Yusuf Ziya Döger’in, Guew’deki Kürd katliamını dile getiren ilk yazısı, 29.12.2012 tarihinde yayımlanmıştı. Bu yazı, “Bilinmeyen Roboskî Guew” başlığı altına yayımlanmıştı. İkinci yazı aynı başlık altında, 4.1.2013 tarihinde yayımlanmıştı. Üçüncü yazı, “Bilinmeyen Roboskî: Tahlil” başlığı altında 9.1.2013 tarihinde yayımlanmıştı.
Roboskî Katliamı, 28.12.2011\'de yaşanmıştı. Çoğu gençlerden oluşan 34 Kürd, Türk Hava Kuvvetleri tarafından gerçekleştirilen bombardımanla katledilmişti. Gençler, devletin de bilgisi dahilinde, sınır ötesinden ‘kaçak mal’ getiriyorlardı. Bu olay Türk basınında, Kürd basınında, uluslararası basında çok tartışılmış, devlet, hükümet eleştirilmişti.
Bu yoğun eleştiriler, araştırmacı-yazar Yusuf Ziya Döger’e ilham veriyor. O da kendi köyünde 1927’de Ekim-Kasım aylarında gerçekleşen, fakat kamuoyu tarafından hiç bilinmeyen bir katliamı gündeme getirmek, anlatmak gereğini duyuyor. Hatta, Roboskî’ye, herkes tarafından bilindiği, tartışıldığı için gıpta ediyor. Guew’deki ve çevresindeki Kürd katliamlarının hiç bilinmemesi, araştırmacı-yazarda büyük bir burukluk yaratıyor…
Guew, Bingöl’ün, Solhan ve Genç ilçeleri arasında bir köydür. Yusuf Ziya Döger’in dedelerinin yaşadığı bir köydür. Bu köyde ve çevresindeki bazı köylerde, 1927’de, Ekim-Kasım aylarında, katliamlar yaşanmıştır. “Peçar Tenkil Harekatı/1927” bu katliamları dile getiren bir incelemedir. Bu katliamların temel gerekçesi, bölgenin, 1925 Kürd direnişine destek vermesidir. Şeyh Said’in bu direnişlerin önemli bir lideri olduğu bilinmektedir.

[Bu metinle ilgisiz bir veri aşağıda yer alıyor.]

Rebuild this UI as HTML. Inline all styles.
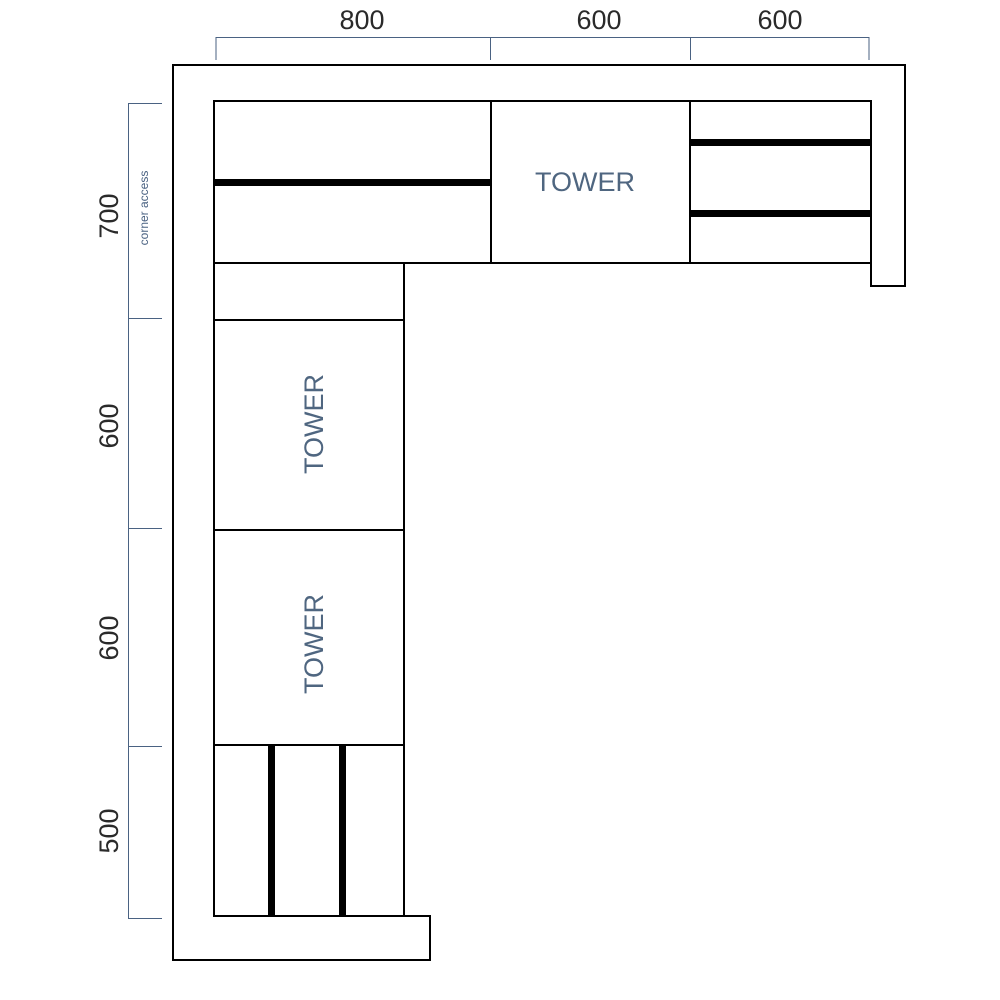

Bu katliamların sadece Guew ve çevresinde değil, Derehen, Pusur ve Çebexçûr’da ve bu alanların çevrelerinde de yapıldığı bir gerçektir. (Yusuf Ziya Döger, Şeyh Said Hareketi ve Sonrası, Peçar Tenkil Harekatı, Nubihar, İstanbul, 2016
Son yıllarda, Küdistan’da gerçekleşen soykırımlarla ilgili yayınlar artmaya başladı. Dersim’de, 1937-1938’de soykırım gerçekleştiği artık çok iyi biliniyor. Dersim’i Yeniden İnşa Cemiyeti’nin, gerek Almanya’da, gerek Kürdistan’da düzenlediği konferanslarda, bu durum kararlı bir şekilde dile getiriliyor.

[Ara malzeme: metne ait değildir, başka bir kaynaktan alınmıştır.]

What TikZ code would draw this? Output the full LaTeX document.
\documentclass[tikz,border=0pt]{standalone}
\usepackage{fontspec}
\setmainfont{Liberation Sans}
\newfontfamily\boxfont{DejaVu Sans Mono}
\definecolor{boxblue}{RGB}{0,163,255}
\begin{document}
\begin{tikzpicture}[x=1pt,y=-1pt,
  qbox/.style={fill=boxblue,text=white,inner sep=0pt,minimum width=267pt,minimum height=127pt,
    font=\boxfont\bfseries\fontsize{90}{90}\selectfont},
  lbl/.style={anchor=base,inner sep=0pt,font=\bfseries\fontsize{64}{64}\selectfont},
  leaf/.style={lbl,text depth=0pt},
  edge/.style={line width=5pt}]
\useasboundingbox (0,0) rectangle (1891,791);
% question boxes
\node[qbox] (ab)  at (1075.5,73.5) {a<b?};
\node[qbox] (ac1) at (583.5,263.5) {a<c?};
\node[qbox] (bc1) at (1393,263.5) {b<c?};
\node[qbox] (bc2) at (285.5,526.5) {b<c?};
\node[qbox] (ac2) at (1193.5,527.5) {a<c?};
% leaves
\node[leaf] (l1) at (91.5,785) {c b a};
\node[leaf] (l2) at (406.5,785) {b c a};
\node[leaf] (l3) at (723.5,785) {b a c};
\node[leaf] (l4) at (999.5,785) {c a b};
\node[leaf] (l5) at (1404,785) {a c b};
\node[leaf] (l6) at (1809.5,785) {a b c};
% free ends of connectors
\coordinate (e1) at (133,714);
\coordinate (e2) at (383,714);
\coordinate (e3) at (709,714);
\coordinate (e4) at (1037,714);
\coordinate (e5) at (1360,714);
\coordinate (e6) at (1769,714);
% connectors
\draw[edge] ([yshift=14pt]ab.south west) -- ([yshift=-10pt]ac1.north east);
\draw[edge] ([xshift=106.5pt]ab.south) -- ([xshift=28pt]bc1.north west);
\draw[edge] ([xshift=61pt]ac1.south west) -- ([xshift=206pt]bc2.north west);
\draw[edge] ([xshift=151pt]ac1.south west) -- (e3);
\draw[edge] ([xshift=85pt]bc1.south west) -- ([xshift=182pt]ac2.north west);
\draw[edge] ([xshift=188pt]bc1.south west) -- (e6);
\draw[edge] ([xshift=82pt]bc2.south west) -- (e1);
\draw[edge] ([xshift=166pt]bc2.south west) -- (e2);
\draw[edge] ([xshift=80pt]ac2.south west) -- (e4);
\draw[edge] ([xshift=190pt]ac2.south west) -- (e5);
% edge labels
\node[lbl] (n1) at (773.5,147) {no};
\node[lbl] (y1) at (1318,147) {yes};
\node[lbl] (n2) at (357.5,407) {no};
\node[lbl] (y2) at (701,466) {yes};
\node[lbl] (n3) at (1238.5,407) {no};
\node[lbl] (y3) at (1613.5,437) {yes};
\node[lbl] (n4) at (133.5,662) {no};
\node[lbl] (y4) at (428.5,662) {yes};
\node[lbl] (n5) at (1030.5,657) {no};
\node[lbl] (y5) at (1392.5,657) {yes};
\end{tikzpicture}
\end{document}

Aslında, Kürdistan’da gerçekleşen soykırımları bir bütünsellik içinde incelemek gerekiyor. Guew’de, Zilan’da, Dersim’de, Halepçe’de… gerçekleşen soykırımlar, bir bütünün parçaları olarak ele alınmalıdır. İkram İşler’in Zilan Dosyası adı altında hazırladığı kitapları incelemekte büyük yarar vardır. Bu çalışmanın birinci cildi 653 sahife, ikinci cildi 786 sahifedir. İkram İşler, Zilan Dosyası 1 Sitav, Mayıs 2016; Zilan Dosyası 2, Sitav, Mayıs 2016
Burada, önemli olan şudur: Guew’de, Zilan’da, Dersim’de gerçekleşen soykırımlar, bu soykırımları yaşayanlar tarafından, evlatlarına anlatılmamıştır. Aileler, çocuklarını korumak için, bu zulmü onlara anlatmadıklarını söylemektedirler. Bu vahşeti çocuklarına anlattıkları zaman, onların da benzer vahşeti yaşayacaklarını düşünmektedirler.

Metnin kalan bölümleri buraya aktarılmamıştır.